Well, any member who has been puzzled by references in Boots and Spurs to the Tom Groom Trophy may be getting an inkling of what that’s all about. What strikes me is how similar some of the events and sentiments are to those on some of our rides – though I wouldn’t dare to risk a nomination for a contemporary version of ‘The Fiend’ At this stage, they’re all blokes, of course, but Denis Pye tells us this was quickly rectified just a few weeks later in July 1894 when they recruited their first woman member.
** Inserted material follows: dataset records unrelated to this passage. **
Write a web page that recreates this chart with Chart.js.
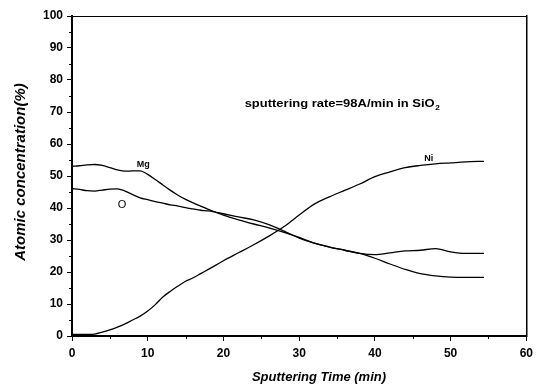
<!DOCTYPE html>
<html>
<head>
<meta charset="utf-8">
<script src="https://cdn.jsdelivr.net/npm/chart.js@4/dist/chart.umd.min.js"></script>
<style>
    html, body { margin: 0; padding: 0; background: #fff; }
    #wrap { width: 538px; height: 390px; position: relative; }
</style>
</head>
<body>
<div id="wrap"><canvas id="myChart"></canvas></div>
<script>
// sputtering time (min)
const times = [0, 1, 2, 3, 4, 5, 6, 7, 8, 9, 10, 11, 12, 13, 14, 15, 16, 17, 18,
    20, 22, 24, 26, 28, 30, 32, 34, 36, 38, 40, 42, 44, 46, 48, 50, 52, 54.4];

const mgValues = [53.0, 53.2, 53.5, 53.6, 53.3, 52.6, 51.9, 51.5, 51.6, 51.6, 50.5, 48.9, 47.2, 45.5, 44.0, 42.7, 41.6, 40.6, 39.6,
    37.8, 36.3, 35.0, 33.8, 32.4, 30.8, 29.0, 27.8, 26.8, 25.8, 24.3, 22.5, 20.8, 19.5, 18.8, 18.4, 18.3, 18.3];

const oValues = [46.1, 45.8, 45.4, 45.3, 45.6, 45.9, 46.0, 45.3, 44.2, 43.2, 42.6, 42.0, 41.5, 41.0, 40.6, 40.1, 39.7, 39.3, 39.1,
    38.2, 37.2, 36.3, 34.8, 32.8, 30.6, 29.0, 27.8, 26.8, 25.8, 25.4, 26.0, 26.6, 26.8, 27.3, 26.3, 25.8, 25.8];

const niValues = [0.5, 0.5, 0.5, 0.6, 1.2, 1.9, 2.8, 3.8, 5.0, 6.2, 7.8, 9.8, 12.2, 14.0, 15.6, 17.1, 18.2, 19.5, 20.8,
    23.5, 26.0, 28.5, 31.2, 34.2, 37.8, 41.2, 43.5, 45.5, 47.5, 49.8, 51.3, 52.6, 53.3, 53.8, 54.1, 54.4, 54.6];

const seriesNames = ["Mg", "O", "Ni"];
const xTitle = "Sputtering Time (min)";
const yTitle = "Atomic concentration(%)";
const noteText = "sputtering rate=98A/min in SiO";
const noteSub = "2";

const toPoints = (vals) => times.map((t, i) => ({ x: t, y: vals[i] }));

const makeLine = (label, vals) => ({
    label,
    data: toPoints(vals),
    borderColor: "#000",
    borderWidth: 1.3,
    pointRadius: 0,
    fill: false,
    cubicInterpolationMode: "monotone"
});

// minor ticks, curve labels, note and the axis titles
const extrasPlugin = {
    id: "extras",
    afterDraw(chart) {
        const ctx = chart.ctx;
        const xs = chart.scales.x;
        const ys = chart.scales.y;
        const area = chart.chartArea;

        ctx.save();
        ctx.strokeStyle = "#000";
        ctx.lineWidth = 1;
        for (let v = 5; v < 100; v += 10) {
            const py = Math.round(ys.getPixelForValue(v)) + 0.5;
            ctx.beginPath();
            ctx.moveTo(area.left - 3, py);
            ctx.lineTo(area.left, py);
            ctx.stroke();
        }
        for (let v = 5; v < 60; v += 10) {
            const px = Math.round(xs.getPixelForValue(v)) + 0.5;
            ctx.beginPath();
            ctx.moveTo(px, area.bottom);
            ctx.lineTo(px, area.bottom + 3);
            ctx.stroke();
        }

        ctx.fillStyle = "#000";
        ctx.textBaseline = "middle";

        // curve labels
        ctx.font = "bold 9px 'Liberation Sans', Arial, sans-serif";
        ctx.textAlign = "center";
        ctx.fillText(seriesNames[0], xs.getPixelForValue(9.4), ys.getPixelForValue(53.6));
        ctx.fillText(seriesNames[2], xs.getPixelForValue(47.1), ys.getPixelForValue(55.4));
        ctx.font = "11px 'Liberation Sans', Arial, sans-serif";
        ctx.fillText(seriesNames[1], xs.getPixelForValue(6.6), ys.getPixelForValue(40.9));

        // note, drawn a bit wide like the original lettering
        const nx = xs.getPixelForValue(22.8);
        const ny = ys.getPixelForValue(72.6);
        ctx.save();
        ctx.translate(nx, ny);
        ctx.scale(1.18, 1);
        ctx.font = "bold 11px 'Liberation Sans', Arial, sans-serif";
        ctx.textAlign = "left";
        ctx.fillText(noteText, 0, 0);
        const w = ctx.measureText(noteText).width;
        ctx.font = "bold 7px 'Liberation Sans', Arial, sans-serif";
        ctx.fillText(noteSub, w + 0.5, 4);
        ctx.restore();

        // axis titles
        ctx.font = "italic bold 13px 'Liberation Sans', Arial, sans-serif";
        ctx.textAlign = "center";
        ctx.fillText(xTitle, 319, 377);
        ctx.translate(21, 172);
        ctx.rotate(-Math.PI / 2);
        ctx.font = "italic bold 15px 'Liberation Sans', Arial, sans-serif";
        ctx.fillText(yTitle, 0, 0);
        ctx.restore();
    }
};

const tickFont = { family: "'Liberation Sans', Arial, sans-serif", size: 12, weight: "bold" };

const ctx = document.getElementById("myChart").getContext("2d");
const myChart = new Chart(ctx, {
    type: "line",
    data: {
        datasets: [
            makeLine(seriesNames[0], mgValues),
            makeLine(seriesNames[1], oValues),
            makeLine(seriesNames[2], niValues)
        ]
    },
    options: {
        responsive: true,
        maintainAspectRatio: false,
        animation: false,
        layout: { padding: { left: 0, top: 16, right: 10, bottom: 0 } },
        plugins: {
            legend: { display: false },
            tooltip: { enabled: false }
        },
        scales: {
            x: {
                type: "linear",
                position: "bottom",
                min: 0,
                max: 60,
                afterFit: (scale) => { scale.height = 54; },
                ticks: { stepSize: 10, color: "#000", font: tickFont, padding: 5, maxRotation: 0 },
                grid: { drawOnChartArea: false, drawTicks: true, tickLength: 5, color: "#000", tickWidth: 1 },
                border: { color: "#000", width: 2 }
            },
            y: {
                position: "left",
                min: 0,
                max: 100,
                afterFit: (scale) => { scale.width = 72; },
                ticks: { stepSize: 10, color: "#000", font: tickFont, padding: 4 },
                grid: { drawOnChartArea: false, drawTicks: true, tickLength: 5, color: "#000", tickWidth: 1 },
                border: { color: "#000", width: 2 }
            },
            xTop: {
                type: "linear",
                position: "top",
                min: 0,
                max: 60,
                afterFit: (scale) => { scale.height = 0; },
                ticks: { display: false },
                grid: { drawOnChartArea: false, drawTicks: false },
                border: { color: "#000", width: 1 }
            },
            yRight: {
                position: "right",
                min: 0,
                max: 100,
                afterFit: (scale) => { scale.width = 0; },
                ticks: { display: false },
                grid: { drawOnChartArea: false, drawTicks: false },
                border: { color: "#000", width: 1.5 }
            }
        }
    },
    plugins: [extrasPlugin]
});
</script>
</body>
</html>
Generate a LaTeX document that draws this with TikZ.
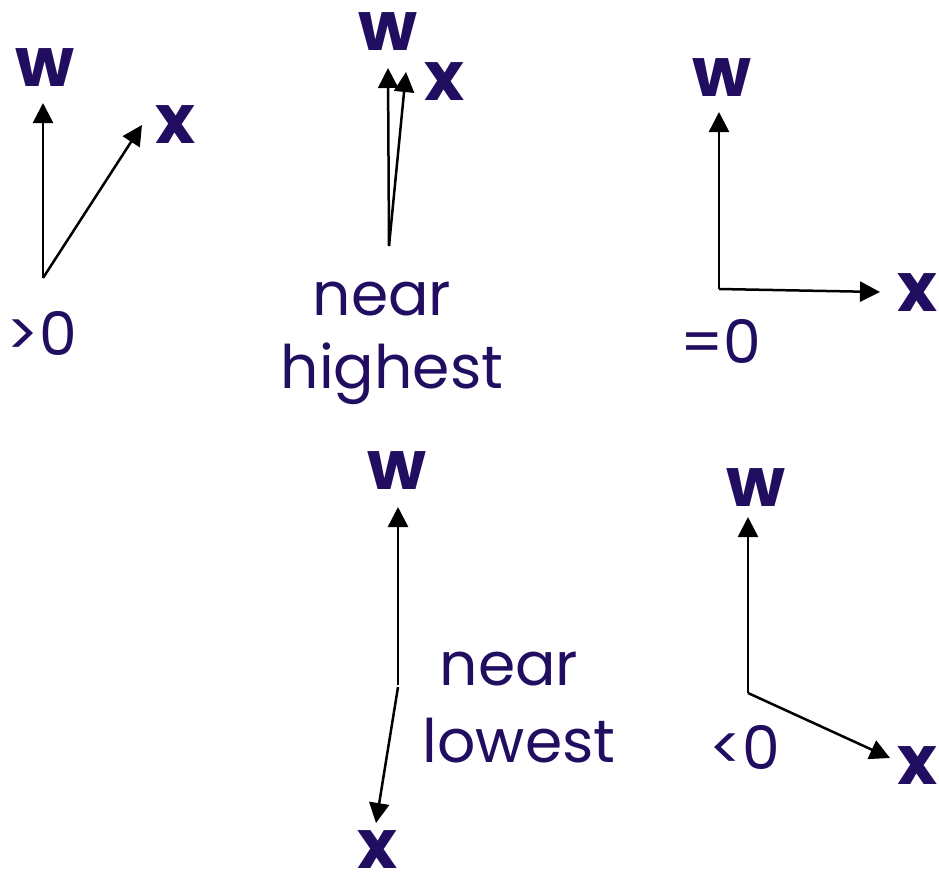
\documentclass[tikz,border=0pt]{standalone}
\usepackage{fontspec}
\setmainfont{Poppins}
\usetikzlibrary{arrows.meta}
\definecolor{ink}{RGB}{33,14,96}
\tikzset{
  vec/.style={line width=2.5pt, black, -{Triangle[length=20pt,width=20pt]}},
  sym/.style={inner sep=0pt, text=ink, font=\fontsize{68}{70}\selectfont\bfseries},
  lbl/.style={inner sep=0pt, text=ink, font=\fontsize{60}{66}\selectfont, anchor=base},
  val/.style={inner sep=0pt, text=ink, font=\fontsize{60}{66}\selectfont}
}
\begin{document}
\begin{tikzpicture}[x=1pt,y=-1pt]
\useasboundingbox (0,0) rectangle (939,883);
% panel 1
\coordinate (o1) at (43,278);
\coordinate (w1) at (43,103);
\coordinate (x1) at (142,125);
\draw[vec] (o1) -- (w1);
\draw[vec] (o1) -- (x1);
\node[sym] (lw1) at (45,68) {w};
\node[sym] (lx1) at (175,125) {x};
\node[val] (v1) at (42,333) {>0};
% panel 2
\coordinate (o2) at (389,246);
\coordinate (w2) at (388,68);
\coordinate (x2) at (406,72);
\draw[vec] (o2) -- (w2);
\draw[vec] (o2) -- (x2);
\node[sym] (lw2) at (388,32) {w};
\node[sym] (lx2) at (444,82) {x};
\node[lbl] (n2) at (382,315) {near};
\node[lbl] (h2) at (392,388) {highest};
% panel 3
\coordinate (o3) at (719,289);
\coordinate (w3) at (719,112);
\coordinate (x3) at (880,292);
\draw[vec] (o3) -- (w3);
\draw[vec] (o3) -- (x3);
\node[sym] (lw3) at (722,78) {w};
\node[sym] (lx3) at (917,293) {x};
\node[val] (v3) at (721,341) {=0};
% panel 4
\coordinate (o4) at (398,685);
\coordinate (o4b) at (398,687);
\coordinate (w4) at (398,507);
\coordinate (x4) at (376,823);
\draw[vec] (o4) -- (w4);
\draw[vec] (o4b) -- (x4);
\node[sym] (lw4) at (397,471) {w};
\node[sym] (lx4) at (377,850) {x};
\node[lbl] (n4) at (509,685) {near};
\node[lbl] (l4) at (519,762) {lowest};
% panel 5
\coordinate (o5) at (748,693);
\coordinate (w5) at (748,517);
\coordinate (x5) at (890,758);
\draw[vec] (o5) -- (w5);
\draw[vec] (o5) -- (x5);
\node[sym] (lw5) at (756,488) {w};
\node[sym] (lx5) at (917,766) {x};
\node[val] (v5) at (745,747) {<0};
\end{tikzpicture}
\end{document}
At the time Tom Groom was Secretary of the Bond Street Labour Church in Birmingham. This was a recently-formed organisation – another part of the ‘socialist revival’ of the 1890s that helped float the Clarion. Its founder was an ex Unitarian (as in New Road, Brighton) minister – John Trevor. Not to be confused with the various brands of Christian Socialism. Basically the difference was that whereas Christian Socialists believed that Christianity was essentially socialist, the Labour Church started as it were from the other end seeing the Labour Movement itself as essentially religious.